Le livre de Compagnon est arrivé un peu tard sur ma table, raison pour laquelle je ne l’ai pas mentionné dans mon dernier billet. Et pourtant, c’est le livre que j’attendais. Une évocation émouvante, sensible de ce que furent Barthes et le groupe qui gravitait autour de lui, une plongée pleine de délicatesse et d’humour, de tendresse et de lucidité dans ce que furent les dernières années de Barthes .
L’Age des lettres fourmille de notations inattendues sur les bêtises que peuvent dire les plus intelligents de nos intellectuels, leur goût pour les histoires idiotes ; sur cette façon qu’avait Barthes de ne plus vraiment écouter ce qui se passait autour de lui, de s’absenter dans on ne savait quelle rêverie ; cette manie, pas forcément agréable, de ne jamais se séparer d’un petit carnet à spirales dans lequel il notait des bribes d’idées, comme s’il craignait qu’elles soient trop fugaces pour qu’il puisse les retrouver, bien rangées, à leur place, dans sa tête. » La méthode de travail qu’il avait mise au point [ était la suivante] il prenait tout le temps des notes dans son carnet ; remonté chez lui, il reportait ses notes sur des fiches ; il classait et reclassait ses fiches jusqu’à trouver le bon ordre ; puis il rédigeait son manuscrit autour de ses fiches. »
De manière surprenante, Compagnon raconte que tout un pan de la vie de Barthes, en dépit de l’intimité qui fut la leur, lui demeure parfaitement inconnu et qu’il ne le découvre qu’à la parution des Fragments d’un discours amoureux – son côté dragueur impénitent toujours à l’affût. Du coup, la nature des relations qu’il entretient avec lui reste incroyablement floue : amitié passionnée ? amitié amoureuse ? En tout cas, relation privilégiée dont Compagnon sait dire l’intensité.

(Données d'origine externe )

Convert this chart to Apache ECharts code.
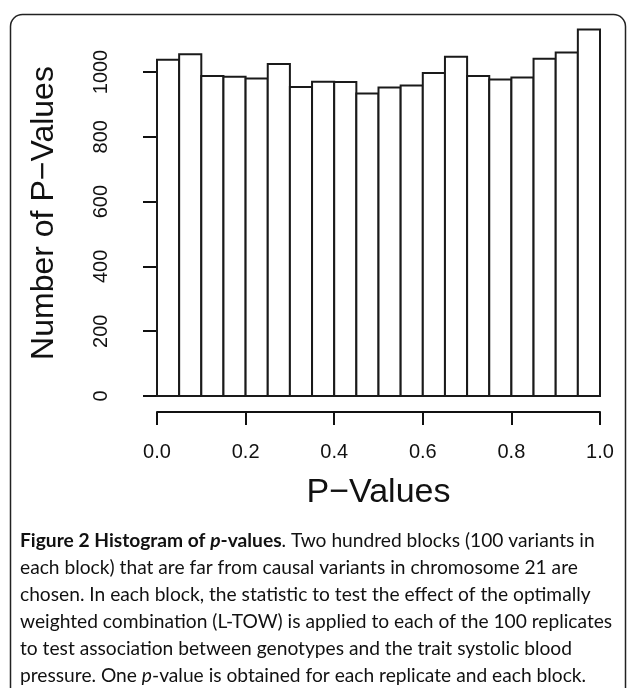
<!DOCTYPE html>
<html>
<head>
<meta charset="utf-8">
<script src="https://cdn.jsdelivr.net/npm/echarts@6/dist/echarts.min.js"></script>
<style>
  html, body { margin: 0; padding: 0; background: #fff; }
  #chart { width: 630px; height: 688px; }
</style>
</head>
<body>
<div id="chart"></div>
<script>
// histogram bins (left/right edges) and counts
const binLeft  = [0.00, 0.05, 0.10, 0.15, 0.20, 0.25, 0.30, 0.35, 0.40, 0.45,
                  0.50, 0.55, 0.60, 0.65, 0.70, 0.75, 0.80, 0.85, 0.90, 0.95];
const binRight = [0.05, 0.10, 0.15, 0.20, 0.25, 0.30, 0.35, 0.40, 0.45, 0.50,
                  0.55, 0.60, 0.65, 0.70, 0.75, 0.80, 0.85, 0.90, 0.95, 1.00];
const counts   = [1038, 1055, 988, 985, 980, 1025, 954, 970, 969, 934,
                  952, 958, 997, 1047, 988, 977, 983, 1041, 1060, 1131];

const xTicks = [0.0, 0.2, 0.4, 0.6, 0.8, 1.0];
const yTicks = [0, 200, 400, 600, 800, 1000];

const captionLines = [
  '{b|Figure 2 Histogram of }{bi|p}{b|-values}. Two hundred blocks (100 variants in',
  'each block) that are far from causal variants in chromosome 21 are',
  'chosen. In each block, the statistic to test the effect of the optimally',
  'weighted combination (L-TOW) is applied to each of the 100 replicates',
  'to test association between genotypes and the trait systolic blood',
  'pressure. One {i|p}-value is obtained for each replicate and each block.'
];

const chart = echarts.init(document.getElementById('chart'));

const plotFont = 'Liberation Sans';
const capFont = 'Lato';
const capSize = 19.2;

const histData = counts.map((c, i) => [binLeft[i], binRight[i], c]);

const captionGraphics = captionLines.map((t, i) => ({
  type: 'text',
  left: 20,
  top: 531 + i * 27,
  style: {
    text: t,
    fill: '#111',
    font: capSize + 'px ' + capFont,
    rich: {
      b: { fontFamily: capFont, fontSize: capSize, fontWeight: 'bold', fill: '#111' },
      bi: { fontFamily: capFont, fontSize: capSize, fontWeight: 'bold', fontStyle: 'italic', fill: '#111' },
      i: { fontFamily: capFont, fontSize: capSize, fontStyle: 'italic', fill: '#111' }
    }
  }
}));

chart.setOption({
  animation: false,
  backgroundColor: '#fff',
  grid: { left: 157, right: 30, top: 72, bottom: 292 },
  xAxis: {
    type: 'value',
    min: 0, max: 1, interval: 0.2,
    offset: 16,
    name: 'P\u2212Values',
    nameLocation: 'middle',
    nameGap: 64,
    nameTextStyle: { fontFamily: plotFont, fontSize: 34, color: '#111' },
    axisLine: { show: true, onZero: false, lineStyle: { color: '#111', width: 2 } },
    axisTick: { show: true, length: 13, lineStyle: { color: '#111', width: 2 } },
    axisLabel: {
      margin: 30,
      fontFamily: plotFont, fontSize: 20, color: '#111',
      customValues: xTicks,
      formatter: v => v.toFixed(1)
    },
    splitLine: { show: false }
  },
  yAxis: {
    type: 'value',
    min: 0, max: 1000, interval: 200,
    offset: 18,
    name: 'Number of P\u2212Values',
    nameLocation: 'middle',
    nameGap: 79,
    nameTextStyle: { fontFamily: plotFont, fontSize: 32, color: '#111', padding: [0, 0, 0, 42] },
    axisLine: { show: true, lineStyle: { color: '#111', width: 2 } },
    axisTick: { show: true, length: 14, lineStyle: { color: '#111', width: 2 } },
    axisLabel: {
      rotate: 90,
      margin: 28,
      fontFamily: plotFont, fontSize: 20, color: '#111',
      customValues: yTicks,
      formatter: v => String(v)
    },
    splitLine: { show: false }
  },
  series: [{
    type: 'custom',
    clip: false,
    data: histData,
    encode: { x: [0, 1], y: 2 },
    renderItem: function (params, api) {
      const top = api.coord([api.value(0), api.value(2)]);
      const bottom = api.coord([api.value(1), 0]);
      return {
        type: 'rect',
        shape: { x: top[0], y: top[1], width: bottom[0] - top[0], height: bottom[1] - top[1] },
        style: { fill: '#fff', stroke: '#1a1a1a', lineWidth: 2 }
      };
    }
  }],
  graphic: [
    {
      type: 'rect',
      left: 8, top: 12,
      shape: { width: 615, height: 720, r: 12 },
      style: { fill: 'none', stroke: '#222', lineWidth: 1.5 },
      z: -1
    }
  ].concat(captionGraphics)
});
</script>
</body>
</html>
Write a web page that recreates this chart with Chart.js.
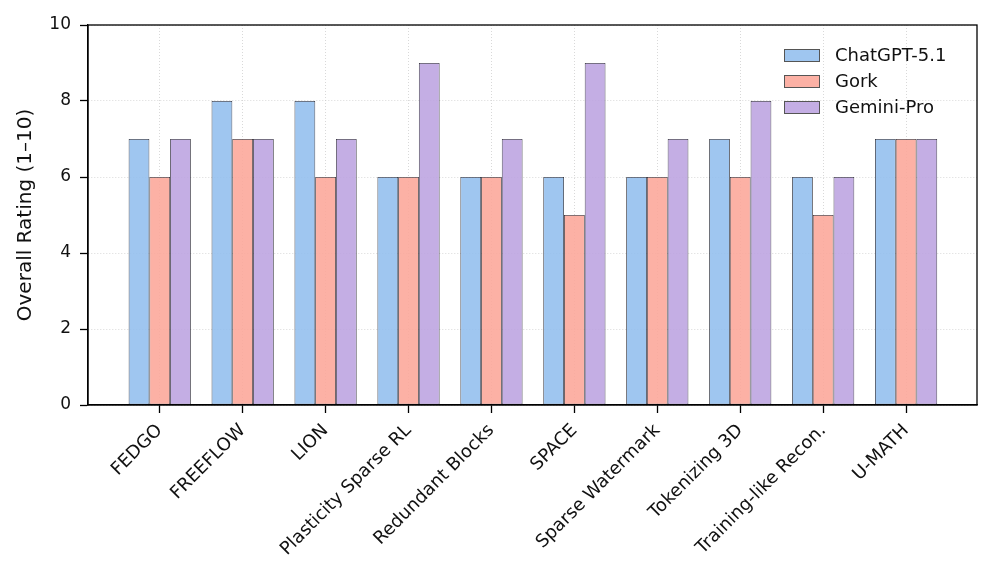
<!DOCTYPE html>
<html>
<head>
<meta charset="utf-8">
<script src="https://cdn.jsdelivr.net/npm/chart.js@4"></script>
<style>
  html, body { margin: 0; padding: 0; background: #fff; }
  #wrap { width: 996px; height: 577px; }
</style>
</head>
<body>
<div id="wrap"><canvas id="chart" width="996" height="577"></canvas></div>
<script>
const categories = [
  "FEDGO", "FREEFLOW", "LION", "Plasticity Sparse RL", "Redundant Blocks",
  "SPACE", "Sparse Watermark", "Tokenizing 3D", "Training-like Recon.", "U-MATH",
];
const chatgpt = [7, 8, 8, 6, 6, 6, 6, 7, 6, 7];
const gork = [6, 7, 6, 6, 6, 5, 6, 6, 5, 7];
const gemini = [7, 7, 7, 9, 7, 9, 7, 8, 6, 7];
const seriesNames = ["ChatGPT-5.1", "Gork", "Gemini-Pro"];
const yTicks = [0, 2, 4, 6, 8, 10];

const FONT = "'DejaVu Sans', sans-serif";

function toPoints(values) {
  return values.map((v, i) => ({ x: i, y: v }));
}

function barDataset(label, values, color) {
  return {
    label,
    data: toPoints(values),
    backgroundColor: color,
    borderColor: "rgba(20,20,30,0.9)",
    borderWidth: 0.8,
    borderSkipped: false,
    categoryPercentage: 0.75,
    barPercentage: 1.0,
  };
}

// frame on all four sides + legend inside the plot
const frameAndLegend = {
  id: "frameAndLegend",
  afterDraw(chart) {
    const { ctx, chartArea: a } = chart;
    ctx.save();
    ctx.strokeStyle = "#000";
    ctx.lineWidth = 1.3;
    ctx.strokeRect(a.left, a.top, a.right - a.left, a.bottom - a.top);

    const x0 = 784;
    let y0 = 49;
    chart.data.datasets.forEach((ds) => {
      ctx.fillStyle = ds.backgroundColor;
      ctx.fillRect(x0, y0, 36, 13);
      ctx.strokeStyle = "#555";
      ctx.lineWidth = 1;
      ctx.strokeRect(x0 + 0.5, y0 + 0.5, 35, 12);
      ctx.fillStyle = "#111";
      ctx.font = "18px " + FONT;
      ctx.textBaseline = "middle";
      ctx.textAlign = "left";
      ctx.fillText(ds.label, 835, y0 + 7);
      y0 += 26;
    });
    ctx.restore();
  },
};

new Chart(document.getElementById("chart"), {
  type: "bar",
  data: {
    datasets: [
      barDataset(seriesNames[0], chatgpt, "rgba(149,192,238,0.9)"),
      barDataset(seriesNames[1], gork, "rgba(252,169,155,0.9)"),
      barDataset(seriesNames[2], gemini, "rgba(190,165,225,0.9)"),
    ],
  },
  options: {
    responsive: false,
    animation: false,
    layout: { padding: { top: 25, right: 19, left: 0, bottom: 0 } },
    plugins: {
      legend: { display: false },
      tooltip: { enabled: false },
    },
    scales: {
      x: {
        type: "linear",
        offset: false,
        min: -0.865,
        max: 9.855,
        afterFit: (scale) => { scale.height = 172; },
        ticks: {
          stepSize: 1,
          includeBounds: false,
          autoSkip: false,
          maxRotation: 45,
          minRotation: 45,
          padding: 7,
          color: "#111",
          font: { family: FONT, size: 18 },
          callback: (v) => categories[v] ?? "",
        },
        grid: {
          offset: false,
          color: "#c8c8c8",
          lineWidth: 0.7,
          tickLength: 8,
          tickColor: "#000",
          tickWidth: 1.3,
        },
        border: { color: "#000", width: 1.3, dash: [1, 2] },
      },
      y: {
        min: 0,
        max: 10,
        afterFit: (scale) => { scale.width = 88; },
        afterBuildTicks: (scale) => {
          scale.ticks = yTicks.map((v) => ({ value: v }));
        },
        ticks: {
          padding: 9,
          color: "#111",
          font: { family: FONT, size: 17 },
        },
        title: {
          display: true,
          text: "Overall Rating (1–10)",
          color: "#111",
          font: { family: FONT, size: 20 },
          padding: { top: 14, bottom: 0 },
        },
        grid: {
          color: "#c8c8c8",
          lineWidth: 0.7,
          tickLength: 8,
          tickColor: "#000",
          tickWidth: 1.3,
        },
        border: { color: "#000", width: 1.3, dash: [1, 2] },
      },
    },
  },
  plugins: [frameAndLegend],
});
</script>
</body>
</html>
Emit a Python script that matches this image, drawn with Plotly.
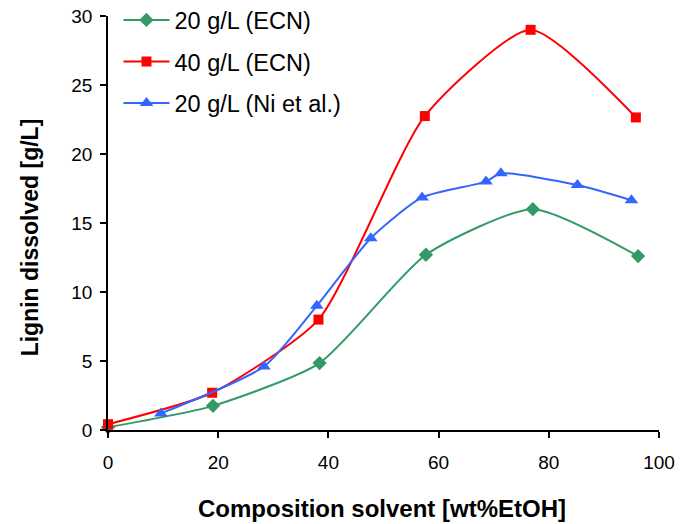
import plotly.graph_objects as go

# Data
x_green = [0, 19.05, 38.4, 57.7, 77.1, 96.2]
y_green = [0.2, 1.75, 4.85, 12.7, 16.0, 12.6]

x_red = [0, 18.9, 38.2, 57.5, 76.7, 95.8]
y_red = [0.42, 2.7, 8.0, 22.75, 29.0, 22.65]

x_blue = [9.6, 28.3, 37.9, 47.7, 57.0, 68.6, 71.3, 85.2, 95.0]
y_blue = [1.2, 4.6, 9.0, 13.9, 16.85, 18.0, 18.6, 17.75, 16.65]

names = ["20 g/L (ECN)", "40 g/L (ECN)", "20 g/L (Ni et al.)"]
x_ticks = [0, 20, 40, 60, 80, 100]
y_ticks = [0, 5, 10, 15, 20, 25, 30]

FONT = "Liberation Sans, Arial, sans-serif"

fig = go.Figure()
fig.add_trace(go.Scatter(x=x_green, y=y_green, name=names[0], mode="lines+markers",
                         line=dict(color="#339966", width=2, shape="spline", smoothing=0.6),
                         marker=dict(symbol="diamond", size=11, color="#339966"),
                         cliponaxis=False, legendgroup="a"))
fig.add_trace(go.Scatter(x=x_red, y=y_red, name=names[1], mode="lines+markers",
                         line=dict(color="#FF0000", width=2, shape="spline", smoothing=0.6),
                         marker=dict(symbol="square", size=10, color="#FF0000"),
                         cliponaxis=False, legendgroup="b"))
fig.add_trace(go.Scatter(x=x_blue, y=y_blue, name=names[2], mode="lines+markers",
                         line=dict(color="#3366FF", width=2, shape="spline", smoothing=0.6),
                         marker=dict(symbol="triangle-up", size=12, color="#3366FF"),
                         cliponaxis=False, legendgroup="c"))

fig.update_layout(
    width=685, height=524,
    margin=dict(l=108, r=26, t=16, b=94, autoexpand=False),
    paper_bgcolor="white", plot_bgcolor="white",
    font=dict(family=FONT, color="black", size=18),
    showlegend=True,
    legend=dict(x=0.019, y=1.043, xref="paper", yref="paper",
                xanchor="left", yanchor="top",
                font=dict(size=23.5, family=FONT), bgcolor="rgba(0,0,0,0)",
                tracegroupgap=8, traceorder="grouped", itemwidth=46),
    xaxis=dict(range=[0, 100], tickvals=x_ticks, showgrid=False, zeroline=False,
               showline=True, linecolor="black", linewidth=1.5,
               ticks="outside", ticklen=6, tickwidth=1.5, tickcolor="black",
               ticklabelstandoff=8, tickfont=dict(size=19)),
    yaxis=dict(range=[0, 30], tickvals=y_ticks, showgrid=False, zeroline=False,
               showline=True, linecolor="black", linewidth=1.5,
               ticks="outside", ticklen=6, tickwidth=1.5, tickcolor="black",
               ticklabelstandoff=4, tickfont=dict(size=19)),
    annotations=[
        dict(text="<b>Composition solvent [wt%EtOH]</b>", xref="paper", yref="paper",
             x=0.497, y=-0.19, xanchor="center", yanchor="middle", showarrow=False,
             font=dict(size=24, family=FONT)),
        dict(text="<b>Lignin dissolved [g/L]</b>", xref="paper", yref="paper",
             x=-0.14, y=0.465, xanchor="center", yanchor="middle", showarrow=False,
             textangle=-90, font=dict(size=23, family=FONT)),
    ],
)

fig.write_html("out.html")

Et le Barthes qu’il évoque est extraordinairement vivant ; « Roland vidant son assiette comme un affamé, dévorant avec les doigts ; Roland palpant son cigare, le faisant rouler entre le pouce, l’index et le majeur, tandis qu’il l’allume lentement, tranquillement avec une longue allumette, tout absorbé par le rituel, silencieux ; Roland au volant de sa Volkswagen rouge entre Bayonne et Urt, Roland au Palace, pas du tout à sa place, accablé par le bruit, mais curieux, poli ; Roland au piano, dans le petit appartement de la rue Servandoni, simple, monacal ; Roland à la sortie du théâtre Récamier, regardant la caméra de côté ; Roland Oisif, désoeuvré, au milieu de son cours au Collège de France, les yeux en l’air, en attendant que les auditeurs aient fini de retourner leur microcassette, se demandant ce qu’il fait là . »
Il n’hésite pas à se mettre lui-même gentiment en boîte, reconnaissant qu’il n’a pas toujours été à la hauteur de ce que Barthes attendait de lui, lors de ce Colloque de Cerisy dont il assure, à la demande de Barthes, la direction sans avoir la moindre expérience de ce petit monde littéraire et des frictions inévitables, des susceptibilités froissées, des jalousies plus ou moins rancies qui le caractérisent. Et qu’il peut y avoir dans l’orientation qu’il donna à sa carrière comme une trahison de ce qu’il a pu apprendre au contact de Barthes. Et surtout avouant que, s’il a aimé Barthes, il n’a pas forcément aimé tous ses livres.